** start of DATA LINES **
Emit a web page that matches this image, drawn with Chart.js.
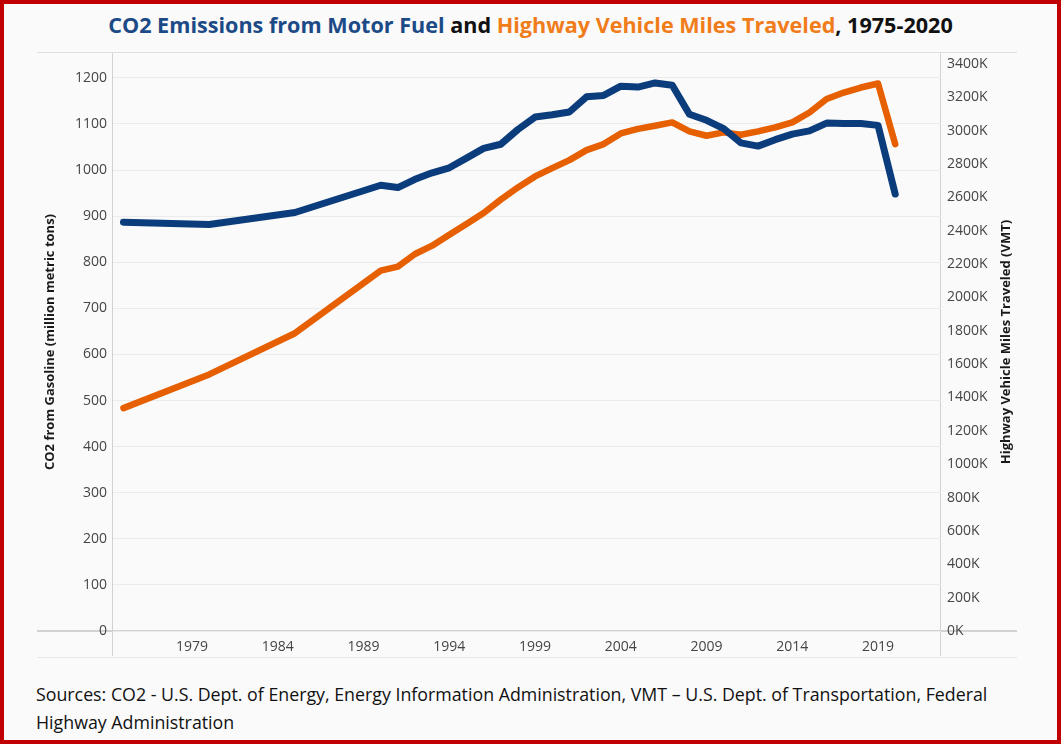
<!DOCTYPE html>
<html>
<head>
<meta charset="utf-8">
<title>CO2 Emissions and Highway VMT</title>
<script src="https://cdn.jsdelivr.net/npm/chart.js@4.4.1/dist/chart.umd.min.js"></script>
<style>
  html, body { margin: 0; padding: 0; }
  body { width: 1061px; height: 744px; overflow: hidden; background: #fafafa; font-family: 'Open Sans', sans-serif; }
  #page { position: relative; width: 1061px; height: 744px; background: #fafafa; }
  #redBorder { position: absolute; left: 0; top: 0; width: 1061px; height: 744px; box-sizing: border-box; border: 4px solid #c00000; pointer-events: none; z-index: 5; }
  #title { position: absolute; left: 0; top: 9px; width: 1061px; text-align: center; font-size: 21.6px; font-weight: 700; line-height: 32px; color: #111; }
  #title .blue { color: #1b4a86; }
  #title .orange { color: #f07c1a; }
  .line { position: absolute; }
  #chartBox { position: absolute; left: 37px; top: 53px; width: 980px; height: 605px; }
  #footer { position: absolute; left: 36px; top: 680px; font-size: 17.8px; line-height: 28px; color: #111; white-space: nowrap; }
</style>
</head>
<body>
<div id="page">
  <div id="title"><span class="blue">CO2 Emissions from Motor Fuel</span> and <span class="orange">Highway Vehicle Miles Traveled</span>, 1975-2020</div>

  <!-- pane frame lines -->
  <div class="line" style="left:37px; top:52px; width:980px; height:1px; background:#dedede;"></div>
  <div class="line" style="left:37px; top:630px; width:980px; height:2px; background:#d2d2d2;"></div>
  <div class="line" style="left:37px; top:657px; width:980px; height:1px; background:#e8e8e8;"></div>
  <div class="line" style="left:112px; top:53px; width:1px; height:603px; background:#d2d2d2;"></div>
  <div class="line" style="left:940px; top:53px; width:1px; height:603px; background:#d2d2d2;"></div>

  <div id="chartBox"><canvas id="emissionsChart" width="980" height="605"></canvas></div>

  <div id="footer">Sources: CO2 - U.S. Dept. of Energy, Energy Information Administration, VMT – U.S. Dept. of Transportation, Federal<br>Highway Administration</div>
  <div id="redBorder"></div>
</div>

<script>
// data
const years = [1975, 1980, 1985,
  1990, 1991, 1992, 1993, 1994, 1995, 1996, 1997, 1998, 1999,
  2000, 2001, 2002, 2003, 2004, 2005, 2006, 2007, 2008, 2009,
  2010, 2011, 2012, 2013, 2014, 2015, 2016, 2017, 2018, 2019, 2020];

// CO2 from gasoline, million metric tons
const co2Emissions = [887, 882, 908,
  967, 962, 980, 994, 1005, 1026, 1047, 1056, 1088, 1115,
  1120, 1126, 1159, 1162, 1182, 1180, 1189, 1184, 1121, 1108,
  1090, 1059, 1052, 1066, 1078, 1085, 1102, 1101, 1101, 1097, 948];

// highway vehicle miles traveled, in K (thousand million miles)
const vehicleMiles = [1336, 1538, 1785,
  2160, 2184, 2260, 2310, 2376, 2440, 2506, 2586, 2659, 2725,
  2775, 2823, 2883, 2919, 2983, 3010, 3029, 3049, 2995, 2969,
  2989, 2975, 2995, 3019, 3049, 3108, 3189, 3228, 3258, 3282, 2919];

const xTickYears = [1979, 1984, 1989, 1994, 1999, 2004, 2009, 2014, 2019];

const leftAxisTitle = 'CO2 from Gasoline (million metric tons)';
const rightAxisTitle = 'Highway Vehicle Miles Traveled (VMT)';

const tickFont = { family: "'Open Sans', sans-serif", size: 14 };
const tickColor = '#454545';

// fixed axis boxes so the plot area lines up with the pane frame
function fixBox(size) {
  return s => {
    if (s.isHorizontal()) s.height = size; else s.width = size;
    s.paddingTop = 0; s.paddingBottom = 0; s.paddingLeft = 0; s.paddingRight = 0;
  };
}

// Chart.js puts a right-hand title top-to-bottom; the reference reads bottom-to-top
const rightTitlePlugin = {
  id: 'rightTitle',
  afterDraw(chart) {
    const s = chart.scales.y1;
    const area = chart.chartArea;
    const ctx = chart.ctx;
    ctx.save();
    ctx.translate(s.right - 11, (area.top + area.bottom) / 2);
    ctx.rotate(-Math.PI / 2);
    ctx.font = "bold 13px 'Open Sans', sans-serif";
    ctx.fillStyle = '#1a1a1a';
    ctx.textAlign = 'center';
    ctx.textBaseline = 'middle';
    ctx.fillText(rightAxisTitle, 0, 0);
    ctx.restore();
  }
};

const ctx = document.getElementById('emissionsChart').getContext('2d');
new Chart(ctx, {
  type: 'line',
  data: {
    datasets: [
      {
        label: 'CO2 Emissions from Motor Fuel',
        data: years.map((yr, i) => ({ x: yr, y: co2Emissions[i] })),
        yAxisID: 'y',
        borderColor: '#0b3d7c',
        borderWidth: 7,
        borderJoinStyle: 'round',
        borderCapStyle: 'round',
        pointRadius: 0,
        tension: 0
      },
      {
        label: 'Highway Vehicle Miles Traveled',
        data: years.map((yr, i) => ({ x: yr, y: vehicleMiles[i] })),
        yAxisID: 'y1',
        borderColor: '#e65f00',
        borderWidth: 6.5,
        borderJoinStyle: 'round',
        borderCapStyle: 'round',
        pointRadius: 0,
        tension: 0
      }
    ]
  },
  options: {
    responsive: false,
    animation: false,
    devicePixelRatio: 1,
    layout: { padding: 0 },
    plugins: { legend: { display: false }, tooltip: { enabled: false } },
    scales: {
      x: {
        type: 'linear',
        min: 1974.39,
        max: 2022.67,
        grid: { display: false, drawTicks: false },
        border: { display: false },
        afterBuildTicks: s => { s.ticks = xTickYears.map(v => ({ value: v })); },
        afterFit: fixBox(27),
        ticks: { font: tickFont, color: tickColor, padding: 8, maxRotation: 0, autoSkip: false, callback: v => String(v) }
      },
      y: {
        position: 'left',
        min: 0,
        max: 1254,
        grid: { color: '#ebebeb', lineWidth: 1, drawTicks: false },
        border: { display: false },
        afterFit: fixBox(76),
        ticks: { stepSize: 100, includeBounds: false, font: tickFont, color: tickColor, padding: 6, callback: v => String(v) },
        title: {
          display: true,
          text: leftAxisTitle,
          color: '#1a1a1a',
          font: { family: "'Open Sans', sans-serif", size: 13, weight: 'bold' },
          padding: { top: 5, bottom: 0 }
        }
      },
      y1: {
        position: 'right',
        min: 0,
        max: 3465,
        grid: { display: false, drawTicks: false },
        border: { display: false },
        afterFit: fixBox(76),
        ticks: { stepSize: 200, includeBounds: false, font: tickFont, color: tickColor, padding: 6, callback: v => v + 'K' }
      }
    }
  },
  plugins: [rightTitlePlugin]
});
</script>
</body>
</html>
** end of DATA LINES **
- EXERCISE GOAL -
Reproduce all of the data exactly, omitting each picture it holds.

- EXERCISE SOLUTION -
Emit a web page that matches this image, drawn with Chart.js.
<!DOCTYPE html>
<html>
<head>
<meta charset="utf-8">
<title>CO2 Emissions and Highway VMT</title>
<script src="https://cdn.jsdelivr.net/npm/chart.js@4.4.1/dist/chart.umd.min.js"></script>
<style>
  html, body { margin: 0; padding: 0; }
  body { width: 1061px; height: 744px; overflow: hidden; background: #fafafa; font-family: 'Open Sans', sans-serif; }
  #page { position: relative; width: 1061px; height: 744px; background: #fafafa; }
  #redBorder { position: absolute; left: 0; top: 0; width: 1061px; height: 744px; box-sizing: border-box; border: 4px solid #c00000; pointer-events: none; z-index: 5; }
  #title { position: absolute; left: 0; top: 9px; width: 1061px; text-align: center; font-size: 21.6px; font-weight: 700; line-height: 32px; color: #111; }
  #title .blue { color: #1b4a86; }
  #title .orange { color: #f07c1a; }
  .line { position: absolute; }
  #chartBox { position: absolute; left: 37px; top: 53px; width: 980px; height: 605px; }
  #footer { position: absolute; left: 36px; top: 680px; font-size: 17.8px; line-height: 28px; color: #111; white-space: nowrap; }
</style>
</head>
<body>
<div id="page">
  <div id="title"><span class="blue">CO2 Emissions from Motor Fuel</span> and <span class="orange">Highway Vehicle Miles Traveled</span>, 1975-2020</div>

  <!-- pane frame lines -->
  <div class="line" style="left:37px; top:52px; width:980px; height:1px; background:#dedede;"></div>
  <div class="line" style="left:37px; top:630px; width:980px; height:2px; background:#d2d2d2;"></div>
  <div class="line" style="left:37px; top:657px; width:980px; height:1px; background:#e8e8e8;"></div>
  <div class="line" style="left:112px; top:53px; width:1px; height:603px; background:#d2d2d2;"></div>
  <div class="line" style="left:940px; top:53px; width:1px; height:603px; background:#d2d2d2;"></div>

  <div id="chartBox"><canvas id="emissionsChart" width="980" height="605"></canvas></div>

  <div id="footer">Sources: CO2 - U.S. Dept. of Energy, Energy Information Administration, VMT – U.S. Dept. of Transportation, Federal<br>Highway Administration</div>
  <div id="redBorder"></div>
</div>

<script>
// data
const years = [1975, 1980, 1985,
  1990, 1991, 1992, 1993, 1994, 1995, 1996, 1997, 1998, 1999,
  2000, 2001, 2002, 2003, 2004, 2005, 2006, 2007, 2008, 2009,
  2010, 2011, 2012, 2013, 2014, 2015, 2016, 2017, 2018, 2019, 2020];

// CO2 from gasoline, million metric tons
const co2Emissions = [887, 882, 908,
  967, 962, 980, 994, 1005, 1026, 1047, 1056, 1088, 1115,
  1120, 1126, 1159, 1162, 1182, 1180, 1189, 1184, 1121, 1108,
  1090, 1059, 1052, 1066, 1078, 1085, 1102, 1101, 1101, 1097, 948];

// highway vehicle miles traveled, in K (thousand million miles)
const vehicleMiles = [1336, 1538, 1785,
  2160, 2184, 2260, 2310, 2376, 2440, 2506, 2586, 2659, 2725,
  2775, 2823, 2883, 2919, 2983, 3010, 3029, 3049, 2995, 2969,
  2989, 2975, 2995, 3019, 3049, 3108, 3189, 3228, 3258, 3282, 2919];

const xTickYears = [1979, 1984, 1989, 1994, 1999, 2004, 2009, 2014, 2019];

const leftAxisTitle = 'CO2 from Gasoline (million metric tons)';
const rightAxisTitle = 'Highway Vehicle Miles Traveled (VMT)';

const tickFont = { family: "'Open Sans', sans-serif", size: 14 };
const tickColor = '#454545';

// fixed axis boxes so the plot area lines up with the pane frame
function fixBox(size) {
  return s => {
    if (s.isHorizontal()) s.height = size; else s.width = size;
    s.paddingTop = 0; s.paddingBottom = 0; s.paddingLeft = 0; s.paddingRight = 0;
  };
}

// Chart.js puts a right-hand title top-to-bottom; the reference reads bottom-to-top
const rightTitlePlugin = {
  id: 'rightTitle',
  afterDraw(chart) {
    const s = chart.scales.y1;
    const area = chart.chartArea;
    const ctx = chart.ctx;
    ctx.save();
    ctx.translate(s.right - 11, (area.top + area.bottom) / 2);
    ctx.rotate(-Math.PI / 2);
    ctx.font = "bold 13px 'Open Sans', sans-serif";
    ctx.fillStyle = '#1a1a1a';
    ctx.textAlign = 'center';
    ctx.textBaseline = 'middle';
    ctx.fillText(rightAxisTitle, 0, 0);
    ctx.restore();
  }
};

const ctx = document.getElementById('emissionsChart').getContext('2d');
new Chart(ctx, {
  type: 'line',
  data: {
    datasets: [
      {
        label: 'CO2 Emissions from Motor Fuel',
        data: years.map((yr, i) => ({ x: yr, y: co2Emissions[i] })),
        yAxisID: 'y',
        borderColor: '#0b3d7c',
        borderWidth: 7,
        borderJoinStyle: 'round',
        borderCapStyle: 'round',
        pointRadius: 0,
        tension: 0
      },
      {
        label: 'Highway Vehicle Miles Traveled',
        data: years.map((yr, i) => ({ x: yr, y: vehicleMiles[i] })),
        yAxisID: 'y1',
        borderColor: '#e65f00',
        borderWidth: 6.5,
        borderJoinStyle: 'round',
        borderCapStyle: 'round',
        pointRadius: 0,
        tension: 0
      }
    ]
  },
  options: {
    responsive: false,
    animation: false,
    devicePixelRatio: 1,
    layout: { padding: 0 },
    plugins: { legend: { display: false }, tooltip: { enabled: false } },
    scales: {
      x: {
        type: 'linear',
        min: 1974.39,
        max: 2022.67,
        grid: { display: false, drawTicks: false },
        border: { display: false },
        afterBuildTicks: s => { s.ticks = xTickYears.map(v => ({ value: v })); },
        afterFit: fixBox(27),
        ticks: { font: tickFont, color: tickColor, padding: 8, maxRotation: 0, autoSkip: false, callback: v => String(v) }
      },
      y: {
        position: 'left',
        min: 0,
        max: 1254,
        grid: { color: '#ebebeb', lineWidth: 1, drawTicks: false },
        border: { display: false },
        afterFit: fixBox(76),
        ticks: { stepSize: 100, includeBounds: false, font: tickFont, color: tickColor, padding: 6, callback: v => String(v) },
        title: {
          display: true,
          text: leftAxisTitle,
          color: '#1a1a1a',
          font: { family: "'Open Sans', sans-serif", size: 13, weight: 'bold' },
          padding: { top: 5, bottom: 0 }
        }
      },
      y1: {
        position: 'right',
        min: 0,
        max: 3465,
        grid: { display: false, drawTicks: false },
        border: { display: false },
        afterFit: fixBox(76),
        ticks: { stepSize: 200, includeBounds: false, font: tickFont, color: tickColor, padding: 6, callback: v => v + 'K' }
      }
    }
  },
  plugins: [rightTitlePlugin]
});
</script>
</body>
</html>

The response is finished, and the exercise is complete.